/---

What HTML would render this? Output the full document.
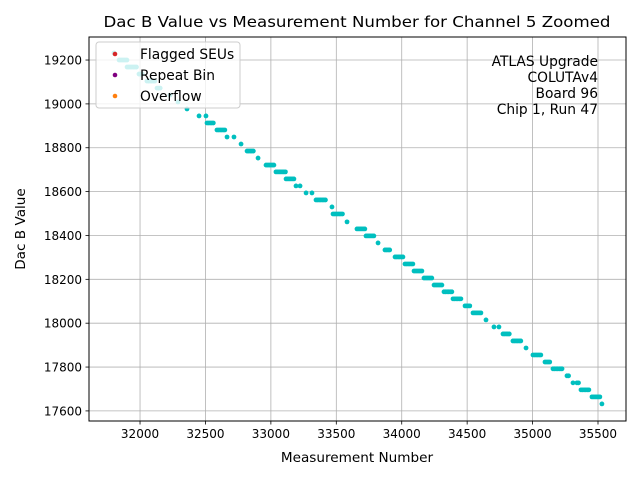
<!DOCTYPE html>
<html><head><meta charset="utf-8"><style>
body{margin:0;background:#fff}
svg text{font-family:"DejaVu Sans","Liberation Sans",sans-serif;fill:#000}
</style></head><body>
<svg id="chart" width="640" height="480" viewBox="0 0 640 480">
<rect width="640" height="480" fill="#fff"/>
<g id="grid"></g>
<g id="pts"></g>
<g id="axes"></g>
<text x="357" y="27" text-anchor="middle" font-size="15.5" textLength="507" lengthAdjust="spacingAndGlyphs">Dac B Value vs Measurement Number for Channel 5 Zoomed</text>
<text x="357" y="462" text-anchor="middle" font-size="13.6">Measurement Number</text>
<text transform="translate(25,229) rotate(-90)" text-anchor="middle" font-size="13.6">Dac B Value</text>
<g font-size="13.8" text-anchor="end">
<text x="598" y="66">ATLAS Upgrade</text>
<text x="598" y="82">COLUTAv4</text>
<text x="598" y="98">Board 96</text>
<text x="598" y="114">Chip 1, Run 47</text>
</g>
<g>
<rect x="96" y="42" width="144" height="66" rx="3" fill="#fff" fill-opacity="0.8" stroke="#ccc" stroke-width="1"/>
<circle cx="115" cy="54" r="2.3" fill="#d62728"/>
<text x="140" y="59" font-size="13.8">Flagged SEUs</text>
<circle cx="115" cy="75" r="2.3" fill="#800080"/>
<text x="140" y="80" font-size="13.8">Repeat Bin</text>
<circle cx="115" cy="96" r="2.3" fill="#ff7f0e"/>
<text x="140" y="101" font-size="13.8">Overflow</text>
</g>
</svg>
<script>
const xTicks=[32000,32500,33000,33500,34000,34500,35000,35500];
const yTicks=[17600,17800,18000,18200,18400,18600,18800,19000,19200];
const segStart=[31801,31840,31901,31992,32053,32130,32229,32290,32359,32451,32504,32512,32588,32665,32718,32772,32818,32902,32963,33039,33116,33192,33223,33269,33314,33345,33467,33475,33582,33658,33727,33819,33872,33949,34025,34094,34170,34247,34323,34392,34484,34545,34644,34705,34743,34774,34850,34950,35003,35095,35156,35225,35263,35309,35339,35370,35454,35530];
const segEnd=  [31801,31908,31977,32023,32122,32160,32229,32290,32359,32451,32504,32566,32657,32665,32718,32772,32871,32902,33024,33116,33177,33192,33223,33269,33314,33421,33467,33551,33582,33719,33788,33819,33911,34010,34086,34163,34239,34315,34392,34461,34522,34614,34644,34705,34743,34827,34919,34950,35072,35141,35225,35225,35286,35309,35362,35439,35515,35530];
const segValue=[19232,19200,19168,19136,19104,19072,19040,19009,18977,18945,18945,18913,18881,18849,18849,18817,18785,18753,18721,18690,18658,18626,18626,18594,18594,18562,18530,18498,18462,18430,18398,18366,18334,18302,18270,18238,18206,18174,18143,18111,18079,18047,18015,17983,17983,17951,17919,17887,17855,17823,17792,17792,17760,17728,17728,17696,17664,17632];
const X0=89,X1=626,Y0=37,Y1=421,xmin=31610,xmax=35714,ymin=17554,ymax=19305;
function sx(v){return X0+(v-xmin)/(xmax-xmin)*(X1-X0);}
function sy(v){return Y1-(v-ymin)/(ymax-ymin)*(Y1-Y0);}
const NS="http://www.w3.org/2000/svg";
function mk(t,a,p){const e=document.createElementNS(NS,t);for(const k in a)e.setAttribute(k,a[k]);p.appendChild(e);return e;}
const grid=document.getElementById('grid'),axes=document.getElementById('axes'),pts=document.getElementById('pts');
xTicks.forEach(t=>{const x=sx(t);
 const g=mk('line',{x1:x,x2:x,y1:Y0,y2:Y1,stroke:'#b0b0b0','stroke-width':0.8},grid);
 
 
 mk('line',{x1:x,x2:x,y1:Y1,y2:Y1+3.5,stroke:'#000','stroke-width':0.8},axes);
 const tx=mk('text',{x:x,y:Y1+17,'text-anchor':'middle','font-size':12},axes);tx.textContent=t;
 
 
});
yTicks.forEach(t=>{const y=sy(t);
 const g=mk('line',{x1:X0,x2:X1,y1:y,y2:y,stroke:'#b0b0b0','stroke-width':0.8},grid);
 
 
 mk('line',{x1:X0-3.5,x2:X0,y1:y,y2:y,stroke:'#000','stroke-width':0.8},axes);
 const tx=mk('text',{x:X0-7,y:y+4.5,'text-anchor':'end','font-size':12},axes);tx.textContent=t;
 
 
});
const fr=mk('rect',{x:X0,y:Y0,width:X1-X0,height:Y1-Y0,fill:'none',stroke:'#000','stroke-width':1},axes);


segValue.forEach((v,i)=>{
 for(let m=segStart[i];m<=segEnd[i];m+=12){
  const c=mk('circle',{cx:sx(m),cy:sy(v),r:2.4,fill:'#00bfbf'},pts);
  
  
 }
});
</script>
</body></html>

\---

◆ **PROBLEM REQUIREMENTS**
Count the lines above that contain the word "document", and give only that number.

◆ **SOLUTION**
3